You gave us that 8% have both, so I placed 8 at the intersection of MBA
and UB.

29% have MBA, but we don't know if they have UB or not. But we do know
all the MBA holders make up 29% of the VPs, so 29 goes in the subtotal
cell for MBA. Can you guess, at this point, what percentage has MBA but
no UB? Yes-- it's 21%

You can also immediately find out what percentage has No MBA. Since 29%
have MBA, the remaining group must be 71%, since these two populations
must make up 100% of the VPs.

If you followed me this far you should have no trouble filling in the rest.

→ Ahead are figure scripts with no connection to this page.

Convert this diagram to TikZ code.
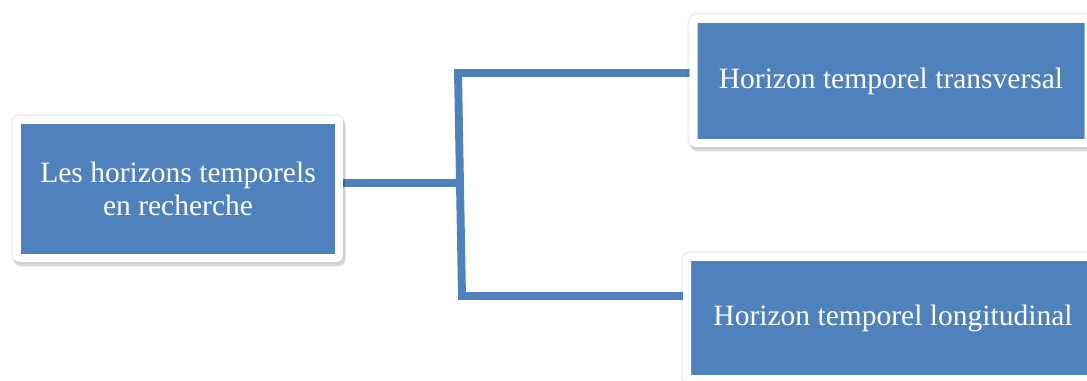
\documentclass[tikz,border=0pt]{standalone}
\usepackage{fontspec}
\setmainfont{Liberation Serif}
\usepackage{xcolor}
\usepackage{tikz}
\usetikzlibrary{shadows,backgrounds}
\definecolor{boxblue}{HTML}{4F81BD}
\definecolor{frame}{HTML}{FFFFFF}
\tikzset{
  topic/.style={rectangle, fill=boxblue, draw=frame, line width=4.5pt,
    rounded corners=1.5pt, inner sep=0pt, text=white, align=center,
    font=\fontsize{16.8}{19}\selectfont,
    general shadow={fill=black, draw=black, line width=7pt, opacity=0.05},
    drop shadow={shadow xshift=1pt, shadow yshift=-2pt, fill=black,
      draw=black, line width=5.5pt, opacity=0.14}},
  link/.style={draw=boxblue, line width=4.5pt, line join=miter},
}

\begin{document}
\begin{tikzpicture}[x=0.02cm,y=-0.02cm]
  \useasboundingbox (0,0) rectangle (1087,381);

  \node[topic, minimum width=6.44cm, minimum height=2.76cm] (lead) at (178,189)
    {Les horizons temporels\\en recherche};
  \node[topic, minimum width=7.9cm, minimum height=2.48cm] (trans) at (891,81)
    {Horizon temporel transversal};
  \node[topic, minimum width=8.24cm, minimum height=2.44cm] (longi) at (893,318)
    {Horizon temporel longitudinal};

  \coordinate (jt) at (458,73);
  \coordinate (jm) at (460,183);
  \coordinate (jb) at (462,296);

  \begin{scope}[on background layer]
    \draw[link] (lead.east |- jm) -- (jm);
    \draw[link] (jt -| trans.west) -- (jt) -- (jb) -- (jb -| longi.west);
  \end{scope}
\end{tikzpicture}
\end{document}
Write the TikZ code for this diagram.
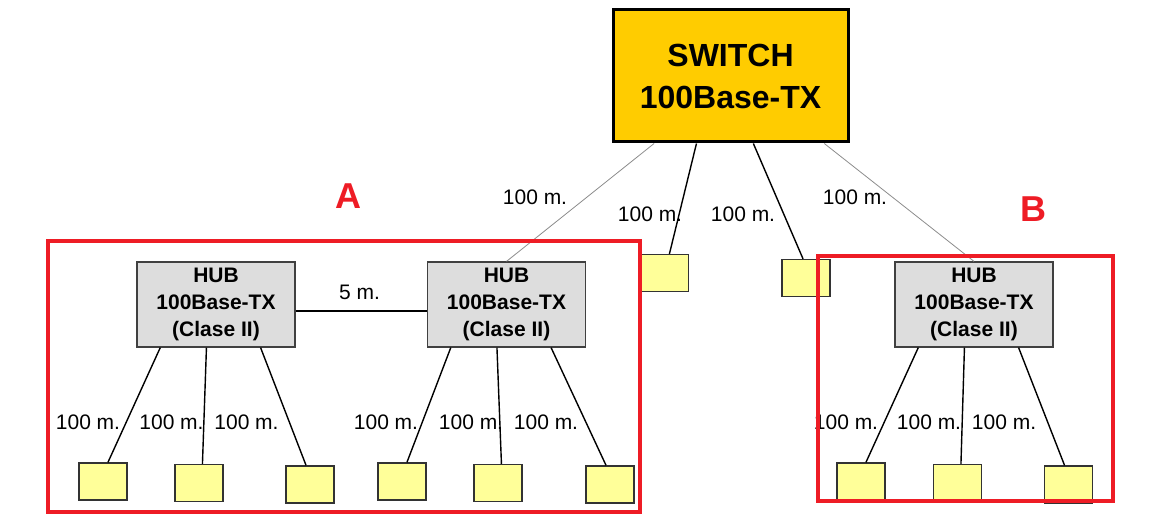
\documentclass[tikz,border=0pt]{standalone}
\usepackage{fontspec}
\setmainfont{Liberation Sans}
\usetikzlibrary{calc}
\definecolor{swgold}{HTML}{FFCC00}
\definecolor{hubgray}{HTML}{DDDDDD}
\definecolor{pcyel}{HTML}{FFFF99}
\definecolor{marcored}{HTML}{EE1C25}
\begin{document}
\begin{tikzpicture}[x=0.5pt, y=-0.5pt,
    sw/.style={draw, line width=1.5pt, fill=swgold, minimum width=117.5pt, minimum height=66pt,
      align=center, font=\fontsize{16}{21}\selectfont\bfseries},
    hub/.style={draw=black!75, line width=0.6pt, fill=hubgray, minimum width=79pt, minimum height=42.5pt,
      inner sep=0pt, align=center, font=\fontsize{10.5}{13.5}\selectfont\bfseries},
    pc/.style={draw=black!80, line width=0.6pt, fill=pcyel, minimum width=24pt, minimum height=18.5pt, inner sep=0pt},
    lbl/.style={inner sep=0pt, font=\fontsize{10.5}{12}\selectfont},
    cab/.style={line width=0.7pt},
    fino/.style={draw=black!45, line width=0.4pt},
    marco/.style={draw=marcored, line width=2pt},
    letra/.style={text=marcored, font=\fontsize{18}{20}\selectfont\bfseries}]
    \useasboundingbox (0,0) rectangle (1151,528);
    % Switch y hubs
    \node[sw] (sw) at (730.5,76) {SWITCH\\100Base-TX};
    \foreach \h/\x in {1/216, 2/506.5, 3/974}
      {\node[hub] (hub\h) at (\x,304.5) {HUB\\100Base-TX\\(Clase II)};}
    % Equipos colgando del switch
    \node[pc] (pcA) at (664.5,273) {};
    \node[pc] (pcB) at (806,278) {};
    % Equipos de cada hub
    \foreach \h/\xa/\xb/\xc in {1/103/199/310, 2/402/498/610, 3/861/957.5/1068.5}
      {\foreach \x [count=\i] in {\xa,\xb,\xc} {\node[pc] (pc\h\i) at (\x,480+1.5*\i) {};}}
    % Cables del switch
    \draw[fino] ($(sw.south west)!0.179!(sw.south east)$) -- (hub2.north);
    \draw[cab] ($(sw.south west)!0.357!(sw.south east)$) -- ($(pcA.north west)!0.6!(pcA.north east)$);
    \draw[cab] ($(sw.south west)!0.596!(sw.south east)$) -- ($(pcB.north west)!0.44!(pcB.north east)$);
    \draw[fino] ($(sw.south west)!0.894!(sw.south east)$) -- (hub3.north);
    \node[lbl] (ls1) at (535,197) {100 m.};
    \node[lbl] (ls2) at (650,214) {100 m.};
    \node[lbl] (ls3) at (743,214) {100 m.};
    \node[lbl] (ls4) at (855,197) {100 m.};
    % Cables de los hubs
    \foreach \h in {1,2,3}
      {\foreach \i/\f/\g in {1/0.15/0.6, 2/0.44/0.57, 3/0.78/0.42}
        {\draw[cab] ($(hub\h.south west)!\f!(hub\h.south east)$) -- ($(pc\h\i.north west)!\g!(pc\h\i.north east)$);}}
    \foreach \x [count=\i] in {88,171.5,246.5,386,471,546,846,929,1004}
      {\node[lbl] (lh\i) at (\x,422) {100 m.};}
    % Enlace entre hubs
    \draw[line width=1.3pt] ([yshift=-3.25pt]hub1.east) -- ([yshift=-3.25pt]hub2.west);
    \node[lbl] (l5) at (359.5,292) {5 m.};
    % Marcos A y B
    \draw[marco] (48,241) rectangle (640,512);
    \draw[marco] (818,256) rectangle (1113,501);
    \node[letra] (ta) at (348,196) {A};
    \node[letra] (tb) at (1033,209) {B};
\end{tikzpicture}
\end{document}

Then to the specific questions...

a) Is already given. 29 have MBA +24 have UB. Some of these have both,
some only one or the other.

b) Must be derived by filling in the table. The intersection of "No MBA"
and "No UB" is what we want here.

Hope this helps!



Six Sigma Blackbelt wrote:
smartin

Thanks for the lead, but I need assistance figuring out the formula to solve
the word problem..

Cheers & thanks

"smartin" wrote:

Six Sigma Blackbelt wrote:
Suppose that in a company, 29% of all vice presidents hold MBA degrees, 24%
hold undergraduate business degrees, and 8% hold both. A vice president is
to be selected randomly.

a) What is the probability that the vice president holds either an MBA or
an undergraduate business degree (or both)
b) What is the probability that the vice president holds neither?

To understand the probabilities try making a little table and fill in
the blanks...

MBA no MBA |
UB 8 ? | 24
no UB ? ? | ?
----------------------+-----
29 ? | 100

Then the formulas should become obvious.